To join the slack channel, login to the account server and use the ‘join us on slack’ link on the right under the profile picture.

EFthings01 · October 16, 2019, 5:44pm

Currently the Gateways are not the bottleneck.

cslorabox · October 16, 2019, 5:51pm

No, and that was not the argument. The argument was that TTN’s inability to share access to gateways prevents people from contributing to TTN while also deploying their own server to work around its infrastructure issues in order to be able to meet the needs that fund the installation of those gateways.

BoRRoZ · October 16, 2019, 6:35pm

a) longer downtimes of the FREE backend ?
b) many company’s and city’s place public gateways @ the moment

for more info about support and private networks contact https://www.thethingsindustries.com/

netmonk · October 16, 2019, 7:06pm

Thank you very much, today it works. But i tried several times in last days, and the link was not anymore valid.

EFthings01 · October 17, 2019, 4:01pm

Maybe downtime is not the right word, but sometimes the backend does not receive packets over UDP for about 30 Minutes. And we see such “drops” on multiple connections at the same time. This does not happen very often, but once or twice per day. The rest of the time there are only some packets lost.

We have moved to a private account, and packet losses are nearly gone. But it would be better to have a reliable public network.

BoRRoZ · October 17, 2019, 4:38pm

of course I fully agree… but it’s permanent ‘under construction’ … V3 is now on the horizon with new and more secure possibilities and very soon TTN has 10 k gateways around the world !

EFthings01 · October 22, 2019, 8:21am

Where to look for more information about “V3”?

As long as suppliers like Kerlink do not support the new protocols things will not get better, i suppose? It would be very helpful to get more information, which gateways do support the current protocols.

There is a list of commectial gateways that should be updated. Some gateways like the Kerlink iFemtocell do only support the old Semtech SPF, which has a lot of quirks and flaws. When we started it looked, like there should not be any problem, but we found that the SPF currently looses up to 25% of the packets if the backend is busy. The new Gateway protocol is much more reliable.

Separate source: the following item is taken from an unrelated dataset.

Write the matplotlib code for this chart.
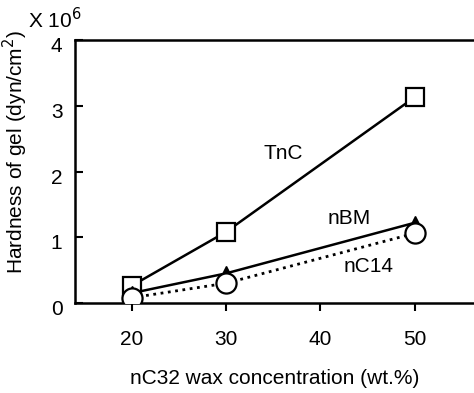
import matplotlib
matplotlib.use("Agg")
import matplotlib.pyplot as plt
from matplotlib.transforms import ScaledTranslation

plt.rcParams['font.family'] = ['Liberation Sans', 'DejaVu Sans']

conc = [20, 30, 50]
tnc = [0.26, 1.08, 3.13]
nbm = [0.15, 0.45, 1.22]
nc14 = [0.08, 0.30, 1.06]
xticks = [20, 30, 40, 50]
yticks = [0, 1, 2, 3, 4]

fig = plt.figure(figsize=(4.74, 3.93), dpi=100)
ax = fig.add_axes([0.158, 0.229, 0.842, 0.669])

ax.plot(conc, tnc, '-', color='black', lw=1.8, marker='s', ms=13.5, mfc='white', mec='black', mew=1.6, zorder=3)
ax.plot(conc, nbm, '-', color='black', lw=1.8, marker='^', ms=10, mfc='black', mec='black', zorder=3)
ax.plot(conc, nc14, ':', color='black', lw=2.0, marker='o', ms=14.5, mfc='white', mec='black', mew=1.6, zorder=4)

ax.set_xlim(14, 56.3)
ax.set_ylim(0, 4)
ax.set_xticks(xticks)
ax.set_yticks(yticks)
ax.tick_params(axis='y', direction='in', length=6, width=1.5, labelsize=15, pad=9)
ax.tick_params(axis='x', direction='out', length=6, width=1.5, labelsize=15, pad=13.5)
for lbl in ax.get_yticklabels():
    lbl.set_va('top')
    lbl.set_transform(lbl.get_transform() + ScaledTranslation(0, 2/72, fig.dpi_scale_trans))
for s in ['left', 'top', 'bottom']:
    ax.spines[s].set_linewidth(1.8)
ax.spines['right'].set_visible(False)

ax.text(36.1, 2.28, 'TnC', fontsize=15, ha='center', va='center')
ax.text(43.1, 1.29, 'nBM', fontsize=15, ha='center', va='center')
ax.text(45.1, 0.55, 'nC14', fontsize=15, ha='center', va='center')

ax.set_ylabel('Hardness of gel (dyn/cm$^2$)', fontsize=15, labelpad=8)
ax.yaxis.set_label_coords(-0.112, 0.574)
ax.set_xlabel('nC32 wax concentration (wt.%)', fontsize=15, labelpad=14.5)
fig.text(0.116, 0.95, 'X 10$^6$', fontsize=15, ha='center', va='center')

fig.savefig('out.png', dpi=100)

BoRRoZ · October 22, 2019, 9:02am

cslorabox · October 22, 2019, 6:22pm

The basic rule of thumb would be not to a buy a gateway where building the entire stack from source is not known to be a workable option.

Are you sure that isn’t possible with that particular Kerlink?

To some extent, even gateways somehow locked into to an old protocol may be able to be modernized by putting them behind a local translator, preferable inside any firewall/NAT (or co-located with it).

For example in LoRaServer’s (non-TTN) ecosystem, packet forwarders still typically speak the legacy protocol, but only as far as the “gateway bridge” translator, which ideally runs on the gateway itself. Due that, and you remove most of the common causes of data loss. Conversely if you run that gateway bridge in the cloud (perhaps co-located with the server) you suffer most of the issues with the old protocol, except perhaps the UDP server overloading TTN reportedly has issues with. Putting the bridge somewhere in between, ie between the gateway and the ISP may also be a path with the combination of being able to run it on a more easily serviced box, but still keeping the legacy protocol very local.